At the core of this promise is, primarily, our sincere belief that people want and need to be able to deposit the capital they have accumulated in life into an asset class that will maintain a stable value over time, rather than expose themselves to the daily whims of volatile assets and currencies, living in constant fear of losing everything they have earned by way of market dynamics that they usually find hard to understand.

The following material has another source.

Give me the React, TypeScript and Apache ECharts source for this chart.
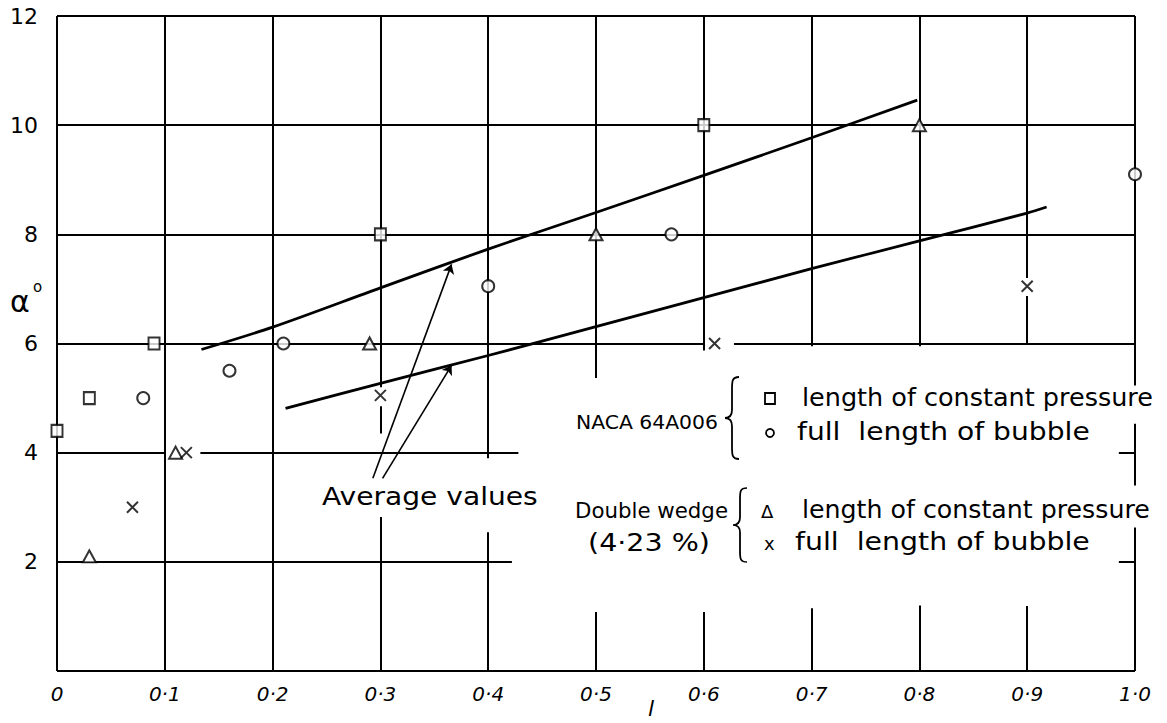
import React, { useEffect, useRef } from "react";
import * as echarts from "echarts";

// ---- data ----
const xTickLabels = ["0", "0·1", "0·2", "0·3", "0·4", "0·5", "0·6", "0·7", "0·8", "0·9", "1·0"];
const yTickLabels = ["", "2", "4", "6", "8", "10", "12"];

// NACA 64A006
const nacaConstX = [0, 0.03, 0.09, 0.3, 0.6];
const nacaConstY = [4.4, 5, 6, 8, 10];
const nacaBubbleX = [0.08, 0.16, 0.21, 0.4, 0.57, 1.0];
const nacaBubbleY = [5, 5.5, 6, 7.05, 8, 9.1];
// Double wedge (4.23 %)
const wedgeConstX = [0.03, 0.11, 0.29, 0.5, 0.8];
const wedgeConstY = [2.1, 4, 6, 8, 10];
const wedgeBubbleX = [0.07, 0.12, 0.3, 0.61, 0.9];
const wedgeBubbleY = [3, 4, 5.05, 6, 7.05];

// average value curves
const avgUpperX = [0.134, 0.2, 0.3, 0.4, 0.5, 0.6, 0.7, 0.798];
const avgUpperY = [5.89, 6.3, 7.02, 7.73, 8.4, 9.08, 9.77, 10.46];
const avgLowerX = [0.212, 0.3, 0.4, 0.5, 0.6, 0.7, 0.8, 0.9, 0.918];
const avgLowerY = [4.81, 5.27, 5.78, 6.31, 6.84, 7.37, 7.88, 8.39, 8.5];

// arrows from "Average values" label: [x1, y1, x2, y2]
const arrowSegments = [
  [0.293, 3.53, 0.366, 7.45],
  [0.302, 3.53, 0.366, 5.6],
];

// hand-drawn grid with its breaks: [x1, y1, x2, y2]
const gridSegments = [
  [0, 12, 1, 12], [0, 10, 1, 10], [0, 8, 1, 8],
  [0, 6, 0.6, 6], [0.628, 6, 1, 6],
  [0, 4, 0.1, 4], [0.133, 4, 0.428, 4], [0.985, 4, 1, 4],
  [0, 2, 0.422, 2], [0.985, 2, 1, 2],
  [0, 0, 1, 0],
  [0, 0, 0, 12], [0.1, 0, 0.1, 12], [0.2, 0, 0.2, 12],
  [0.3, 5.2, 0.3, 12], [0.3, 4.35, 0.3, 4.85], [0.3, 0, 0.3, 2.82],
  [0.4, 3.9, 0.4, 12], [0.4, 0, 0.4, 2.54],
  [0.5, 5.37, 0.5, 12], [0.5, 0, 0.5, 1.08],
  [0.6, 5.87, 0.6, 12], [0.6, 0, 0.6, 1.08],
  [0.7, 5.95, 0.7, 12], [0.7, 0, 0.7, 1.15],
  [0.8, 5.95, 0.8, 12], [0.8, 0, 0.8, 1.2],
  [0.9, 6, 0.9, 6.87], [0.9, 7.2, 0.9, 12], [0.9, 0, 0.9, 1.19],
  [1, 5.23, 1, 12], [1, 3.4, 1, 4.53], [1, 0, 1, 2.63],
];

const FONT = "DejaVu Sans";
const INK = "#000";

const zip = (xs: number[], ys: number[]) => xs.map((x, i) => [x, ys[i]]);

const BRACE_D =
  "M14,0 C7,0 7,4 7,12 L7,32 C7,37 5,40 0,40 C5,40 7,43 7,48 L7,68 C7,76 7,80 14,80";
let braceRegistered = false;

function measure(text: string, size: number) {
  const ctx = document.createElement("canvas").getContext("2d")!;
  ctx.font = `${size}px "${FONT}"`;
  return ctx.measureText(text).width || text.length * size * 0.55;
}

export default function App() {
  const ref = useRef<HTMLDivElement>(null);

  useEffect(() => {
    document.body.style.margin = "0";
    if (!braceRegistered) {
      echarts.graphic.registerShape("brace", echarts.graphic.extendPath(BRACE_D, {}) as any);
      braceRegistered = true;
    }
    const chart = echarts.init(ref.current!, null, { renderer: "svg" });

    const markerStyle = { color: "#fff", borderColor: INK, borderWidth: 2 };

    // text stretched horizontally to span x1..x2, vertically centred on yc
    const fit = (text: string, x1: number, x2: number, yc: number, size: number, extra: any = {}) => ({
      type: "text",
      x: x1,
      y: yc,
      scaleX: (x2 - x1) / measure(text, size),
      z: 10,
      style: {
        text,
        fontSize: size,
        fontFamily: FONT,
        fill: INK,
        verticalAlign: "middle",
        ...extra,
      },
    });
    const txt = (text: string, x: number, y: number, size: number, extra: any = {}) => ({
      type: "text",
      x,
      y,
      z: 10,
      style: { text, fontSize: size, fontFamily: FONT, fill: INK, verticalAlign: "middle", ...extra },
    });
    const brace = (x: number, y: number, h: number) => ({
      type: "brace",
      x,
      y,
      scaleY: h / 80,
      z: 10,
      style: { fill: "none", stroke: INK, lineWidth: 1.8 },
    });

    chart.setOption({
      animation: false,
      backgroundColor: "#fff",
      grid: { left: 57, right: 32, top: 16, bottom: 52 },
      xAxis: {
        type: "value",
        min: 0,
        max: 1,
        interval: 0.1,
        axisLine: { show: false },
        axisTick: { show: false },
        splitLine: { show: false },
        axisLabel: {
          formatter: (v: number) => xTickLabels[Math.round(v * 10)] ?? "",
          fontSize: 20,
          fontFamily: FONT,
          fontStyle: "italic",
          color: INK,
          margin: 13,
        },
      },
      yAxis: {
        type: "value",
        min: 0,
        max: 12,
        interval: 2,
        axisLine: { show: false },
        axisTick: { show: false },
        splitLine: { show: false },
        axisLabel: {
          formatter: (v: number) => yTickLabels[Math.round(v / 2)] ?? "",
          fontSize: 22,
          fontFamily: FONT,
          color: INK,
          margin: 19,
        },
      },
      series: [
        {
          type: "lines",
          coordinateSystem: "cartesian2d",
          silent: true,
          z: 1,
          lineStyle: { color: INK, width: 2, opacity: 1 },
          data: gridSegments.map((s) => ({ coords: [[s[0], s[1]], [s[2], s[3]]] })),
        },
        {
          type: "lines",
          coordinateSystem: "cartesian2d",
          silent: true,
          z: 2,
          symbol: ["none", "arrow"],
          symbolSize: 9,
          lineStyle: { color: INK, width: 1.6, opacity: 1 },
          data: arrowSegments.map((s) => ({ coords: [[s[0], s[1]], [s[2], s[3]]] })),
        },
        {
          name: "avg upper",
          type: "line",
          smooth: 0.3,
          showSymbol: false,
          symbol: "none",
          z: 3,
          lineStyle: { color: INK, width: 2.8 },
          data: zip(avgUpperX, avgUpperY),
        },
        {
          name: "avg lower",
          type: "line",
          smooth: 0.3,
          showSymbol: false,
          symbol: "none",
          z: 3,
          lineStyle: { color: INK, width: 2.8 },
          data: zip(avgLowerX, avgLowerY),
        },
        {
          name: "NACA 64A006 length of constant pressure",
          type: "scatter",
          symbol: "rect",
          symbolSize: [11, 12],
          z: 5,
          itemStyle: markerStyle,
          data: zip(nacaConstX, nacaConstY),
        },
        {
          name: "NACA 64A006 full length of bubble",
          type: "scatter",
          symbol: "circle",
          symbolSize: 12,
          z: 5,
          itemStyle: markerStyle,
          data: zip(nacaBubbleX, nacaBubbleY),
        },
        {
          name: "Double wedge length of constant pressure",
          type: "scatter",
          symbol: "triangle",
          symbolSize: [13, 12],
          z: 5,
          itemStyle: markerStyle,
          data: zip(wedgeConstX, wedgeConstY),
        },
        {
          name: "Double wedge full length of bubble",
          type: "scatter",
          symbol: "path://M0,0L10,10M10,0L0,10",
          symbolSize: 11,
          z: 5,
          itemStyle: { color: "none", borderColor: INK, borderWidth: 2 },
          data: zip(wedgeBubbleX, wedgeBubbleY),
        },
      ],
      graphic: [
        txt("α", 10, 301, 30),
        txt("o", 33, 287, 15),
        txt("l", 648, 708, 22, { fontStyle: "italic" }),
        fit("Average values", 322, 538, 497, 24),
        // NACA block
        fit("NACA 64A006", 576, 718, 422, 20),
        brace(725, 377, 82),
        {
          type: "rect",
          z: 10,
          shape: { x: 765, y: 393, width: 10, height: 11 },
          style: { fill: "#fff", stroke: INK, lineWidth: 1.8 },
        },
        { type: "circle", z: 10, shape: { cx: 770, cy: 433, r: 4 }, style: { fill: "#fff", stroke: INK, lineWidth: 1.8 } },
        fit("length of constant pressure", 802, 1153, 398, 24),
        fit("full  length of bubble", 797, 1090, 432, 24),
        // Double wedge block
        fit("Double wedge", 575, 728, 510, 22),
        fit("(4·23 %)", 588, 710, 543, 24),
        brace(733, 488, 74),
        txt("Δ", 761, 511, 18),
        txt("x", 764, 543, 18),
        fit("length of constant pressure", 802, 1150, 510, 24),
        fit("full  length of bubble", 795, 1090, 542, 24),
      ],
    });

    return () => chart.dispose();
  }, []);

  return <div ref={ref} style={{ width: 1167, height: 723 }} />;
}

While we still have some way to go to be able to deliver on this promise, Anchor’s ‘magic gift’ at present is a stablecoin pegged to the Monetary Measurement Unit (MMU), a financial index of our own making, designed to withstand the kind of market shocks and volatility at a global scale that we seem to be facing in the days ahead.
Where do we go from here?
Communications done right are a seamless extension of the product. We have built our internal organization on the grounds of a shared vision, passion, and values. We have a clear image of the Promised Land that we want to make real, and we are well into this journey with the creation of the MMU and its first use case – the Anchor stablecoin listed and available on crypto exchanges.
With a finger constantly on the pulse of the market and an eye on current events in the global economy, we are now working on a whole new set of use cases.
Their promise is to transform how the value of real-world assets are stabilized by the unwavering certainty of long-term economic growth.